══ Records ══

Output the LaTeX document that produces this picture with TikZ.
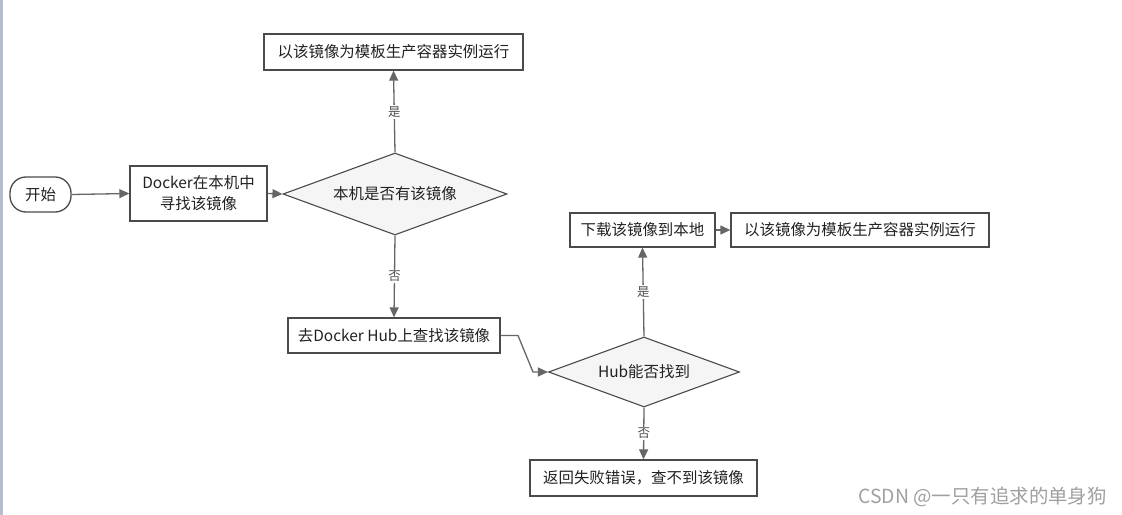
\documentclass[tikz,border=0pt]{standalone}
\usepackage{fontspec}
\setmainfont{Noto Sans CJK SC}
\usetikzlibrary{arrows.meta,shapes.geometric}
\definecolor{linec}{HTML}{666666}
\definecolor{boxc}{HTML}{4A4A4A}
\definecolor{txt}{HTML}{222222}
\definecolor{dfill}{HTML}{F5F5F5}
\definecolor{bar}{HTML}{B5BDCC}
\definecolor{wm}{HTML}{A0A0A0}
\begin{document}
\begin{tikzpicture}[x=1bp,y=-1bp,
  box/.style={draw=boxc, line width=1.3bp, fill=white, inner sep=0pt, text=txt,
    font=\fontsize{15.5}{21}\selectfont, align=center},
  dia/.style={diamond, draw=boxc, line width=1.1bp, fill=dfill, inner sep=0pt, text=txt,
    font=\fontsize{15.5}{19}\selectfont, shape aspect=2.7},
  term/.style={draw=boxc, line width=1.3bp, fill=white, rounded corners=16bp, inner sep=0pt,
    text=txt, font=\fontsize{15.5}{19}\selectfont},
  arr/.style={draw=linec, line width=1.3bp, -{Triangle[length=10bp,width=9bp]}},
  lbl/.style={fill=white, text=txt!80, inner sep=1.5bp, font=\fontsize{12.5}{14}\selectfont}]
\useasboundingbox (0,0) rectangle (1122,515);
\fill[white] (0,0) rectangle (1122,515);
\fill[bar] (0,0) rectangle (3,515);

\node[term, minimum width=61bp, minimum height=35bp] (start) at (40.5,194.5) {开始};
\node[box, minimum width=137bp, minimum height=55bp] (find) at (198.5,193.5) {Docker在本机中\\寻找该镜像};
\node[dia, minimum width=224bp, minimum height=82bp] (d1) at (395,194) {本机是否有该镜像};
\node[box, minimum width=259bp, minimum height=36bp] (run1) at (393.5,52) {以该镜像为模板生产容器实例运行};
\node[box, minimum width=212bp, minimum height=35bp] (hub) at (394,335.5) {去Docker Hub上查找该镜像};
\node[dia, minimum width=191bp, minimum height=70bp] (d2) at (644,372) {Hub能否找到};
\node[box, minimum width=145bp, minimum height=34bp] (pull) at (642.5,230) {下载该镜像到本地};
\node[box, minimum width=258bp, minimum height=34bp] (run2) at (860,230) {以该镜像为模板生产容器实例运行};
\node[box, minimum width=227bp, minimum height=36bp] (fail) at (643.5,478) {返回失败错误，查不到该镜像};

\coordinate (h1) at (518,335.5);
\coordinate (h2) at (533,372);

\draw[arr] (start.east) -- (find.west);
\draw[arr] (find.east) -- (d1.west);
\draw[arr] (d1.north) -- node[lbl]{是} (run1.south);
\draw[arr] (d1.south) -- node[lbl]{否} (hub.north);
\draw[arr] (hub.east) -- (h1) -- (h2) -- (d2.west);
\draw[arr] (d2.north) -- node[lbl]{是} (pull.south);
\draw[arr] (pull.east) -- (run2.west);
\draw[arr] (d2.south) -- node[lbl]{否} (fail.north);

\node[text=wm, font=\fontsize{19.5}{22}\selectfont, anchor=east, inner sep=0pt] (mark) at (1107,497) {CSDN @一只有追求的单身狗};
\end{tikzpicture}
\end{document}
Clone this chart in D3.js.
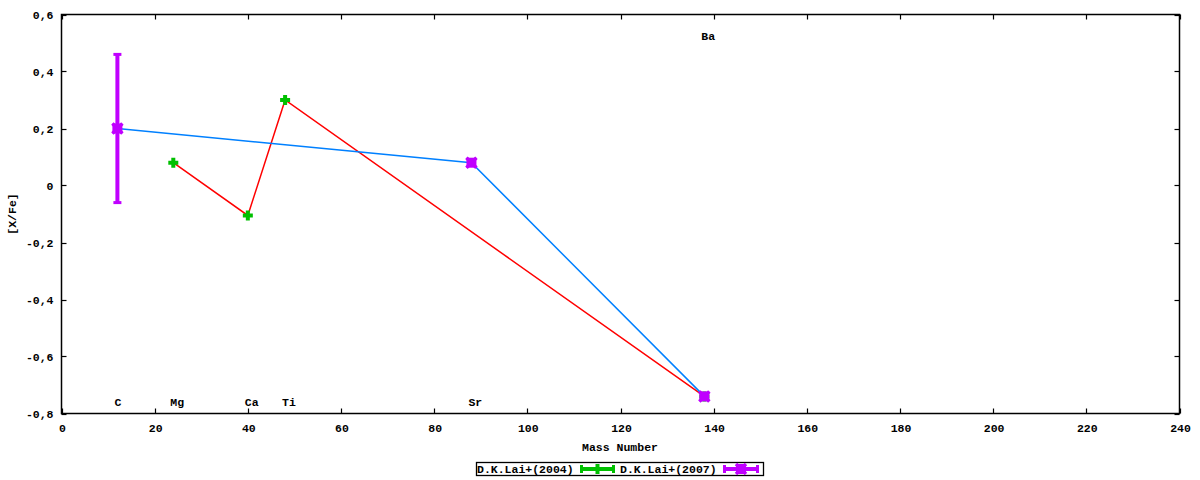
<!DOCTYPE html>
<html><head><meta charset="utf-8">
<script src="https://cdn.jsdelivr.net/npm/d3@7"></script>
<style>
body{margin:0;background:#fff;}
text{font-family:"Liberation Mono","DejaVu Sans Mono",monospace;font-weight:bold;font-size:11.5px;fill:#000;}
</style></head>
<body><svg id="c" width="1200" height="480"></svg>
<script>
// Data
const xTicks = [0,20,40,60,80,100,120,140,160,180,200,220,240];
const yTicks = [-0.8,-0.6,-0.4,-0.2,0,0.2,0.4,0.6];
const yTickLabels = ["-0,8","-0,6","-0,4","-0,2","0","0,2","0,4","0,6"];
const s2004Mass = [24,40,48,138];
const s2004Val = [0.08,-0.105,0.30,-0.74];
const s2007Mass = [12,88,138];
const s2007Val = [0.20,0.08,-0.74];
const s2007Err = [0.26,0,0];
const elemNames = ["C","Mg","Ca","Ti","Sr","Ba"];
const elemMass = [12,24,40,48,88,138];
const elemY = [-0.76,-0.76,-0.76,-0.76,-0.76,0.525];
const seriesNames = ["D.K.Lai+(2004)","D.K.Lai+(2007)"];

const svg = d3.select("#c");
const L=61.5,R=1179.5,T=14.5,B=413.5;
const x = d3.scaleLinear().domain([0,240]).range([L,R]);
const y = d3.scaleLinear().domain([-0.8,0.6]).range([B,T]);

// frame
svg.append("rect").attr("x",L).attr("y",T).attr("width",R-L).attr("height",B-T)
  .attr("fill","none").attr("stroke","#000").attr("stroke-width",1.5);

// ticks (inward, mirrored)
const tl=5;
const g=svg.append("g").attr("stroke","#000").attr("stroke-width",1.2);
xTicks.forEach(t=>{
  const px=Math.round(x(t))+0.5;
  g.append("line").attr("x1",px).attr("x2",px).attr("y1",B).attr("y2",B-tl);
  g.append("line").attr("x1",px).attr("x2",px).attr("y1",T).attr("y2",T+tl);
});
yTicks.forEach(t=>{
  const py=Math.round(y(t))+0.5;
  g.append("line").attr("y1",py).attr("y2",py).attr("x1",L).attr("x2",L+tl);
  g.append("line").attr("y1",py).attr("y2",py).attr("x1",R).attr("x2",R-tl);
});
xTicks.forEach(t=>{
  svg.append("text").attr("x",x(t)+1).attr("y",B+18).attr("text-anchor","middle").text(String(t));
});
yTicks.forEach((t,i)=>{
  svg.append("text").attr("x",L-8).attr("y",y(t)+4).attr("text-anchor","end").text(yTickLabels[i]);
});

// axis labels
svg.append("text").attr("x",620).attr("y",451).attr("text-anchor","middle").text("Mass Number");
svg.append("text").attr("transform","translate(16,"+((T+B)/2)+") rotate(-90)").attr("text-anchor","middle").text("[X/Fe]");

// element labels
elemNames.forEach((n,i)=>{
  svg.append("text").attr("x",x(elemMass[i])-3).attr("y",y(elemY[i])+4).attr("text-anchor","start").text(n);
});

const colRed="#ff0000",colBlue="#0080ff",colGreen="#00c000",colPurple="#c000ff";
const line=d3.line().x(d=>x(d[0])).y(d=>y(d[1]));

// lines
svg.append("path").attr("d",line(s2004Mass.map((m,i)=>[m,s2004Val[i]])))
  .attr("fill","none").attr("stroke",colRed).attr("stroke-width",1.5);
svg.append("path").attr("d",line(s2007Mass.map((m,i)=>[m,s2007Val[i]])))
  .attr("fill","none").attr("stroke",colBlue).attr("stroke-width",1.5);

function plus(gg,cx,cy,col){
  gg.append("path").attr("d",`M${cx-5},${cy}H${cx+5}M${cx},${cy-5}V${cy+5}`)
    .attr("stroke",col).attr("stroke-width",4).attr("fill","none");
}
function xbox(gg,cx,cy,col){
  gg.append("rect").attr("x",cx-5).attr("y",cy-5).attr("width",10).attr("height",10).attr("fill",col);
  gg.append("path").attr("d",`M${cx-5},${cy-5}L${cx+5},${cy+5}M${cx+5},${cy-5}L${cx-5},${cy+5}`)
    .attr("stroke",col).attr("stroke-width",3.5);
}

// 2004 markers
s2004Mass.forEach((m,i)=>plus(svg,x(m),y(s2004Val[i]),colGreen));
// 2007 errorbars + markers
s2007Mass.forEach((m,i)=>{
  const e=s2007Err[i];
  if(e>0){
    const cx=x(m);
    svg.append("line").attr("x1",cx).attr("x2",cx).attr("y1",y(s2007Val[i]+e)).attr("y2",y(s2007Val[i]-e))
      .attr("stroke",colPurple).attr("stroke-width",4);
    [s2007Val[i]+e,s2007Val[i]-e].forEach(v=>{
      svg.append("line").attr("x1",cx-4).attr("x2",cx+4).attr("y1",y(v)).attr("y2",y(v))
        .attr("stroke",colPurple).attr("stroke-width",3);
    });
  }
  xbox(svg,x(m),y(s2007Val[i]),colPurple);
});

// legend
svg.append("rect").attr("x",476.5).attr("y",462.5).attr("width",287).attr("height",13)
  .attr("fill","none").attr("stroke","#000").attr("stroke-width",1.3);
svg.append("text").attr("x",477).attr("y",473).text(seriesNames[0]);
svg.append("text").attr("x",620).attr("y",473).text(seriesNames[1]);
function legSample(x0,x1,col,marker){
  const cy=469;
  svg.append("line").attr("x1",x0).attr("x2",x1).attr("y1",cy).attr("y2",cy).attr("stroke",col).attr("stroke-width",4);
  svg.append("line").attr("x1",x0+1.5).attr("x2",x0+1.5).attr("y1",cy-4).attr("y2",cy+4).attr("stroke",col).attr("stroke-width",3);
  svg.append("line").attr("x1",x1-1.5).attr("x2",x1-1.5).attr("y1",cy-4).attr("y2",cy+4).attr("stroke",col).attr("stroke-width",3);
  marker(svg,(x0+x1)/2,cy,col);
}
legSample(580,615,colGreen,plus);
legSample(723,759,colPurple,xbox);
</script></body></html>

═══

◆ Description of the task
Skip every picture and return the lines above from the top through the one that contains "(0,0) rectangle (3,515);".

◆ Answer in full
Output the LaTeX document that produces this picture with TikZ.
\documentclass[tikz,border=0pt]{standalone}
\usepackage{fontspec}
\setmainfont{Noto Sans CJK SC}
\usetikzlibrary{arrows.meta,shapes.geometric}
\definecolor{linec}{HTML}{666666}
\definecolor{boxc}{HTML}{4A4A4A}
\definecolor{txt}{HTML}{222222}
\definecolor{dfill}{HTML}{F5F5F5}
\definecolor{bar}{HTML}{B5BDCC}
\definecolor{wm}{HTML}{A0A0A0}
\begin{document}
\begin{tikzpicture}[x=1bp,y=-1bp,
  box/.style={draw=boxc, line width=1.3bp, fill=white, inner sep=0pt, text=txt,
    font=\fontsize{15.5}{21}\selectfont, align=center},
  dia/.style={diamond, draw=boxc, line width=1.1bp, fill=dfill, inner sep=0pt, text=txt,
    font=\fontsize{15.5}{19}\selectfont, shape aspect=2.7},
  term/.style={draw=boxc, line width=1.3bp, fill=white, rounded corners=16bp, inner sep=0pt,
    text=txt, font=\fontsize{15.5}{19}\selectfont},
  arr/.style={draw=linec, line width=1.3bp, -{Triangle[length=10bp,width=9bp]}},
  lbl/.style={fill=white, text=txt!80, inner sep=1.5bp, font=\fontsize{12.5}{14}\selectfont}]
\useasboundingbox (0,0) rectangle (1122,515);
\fill[white] (0,0) rectangle (1122,515);
\fill[bar] (0,0) rectangle (3,515);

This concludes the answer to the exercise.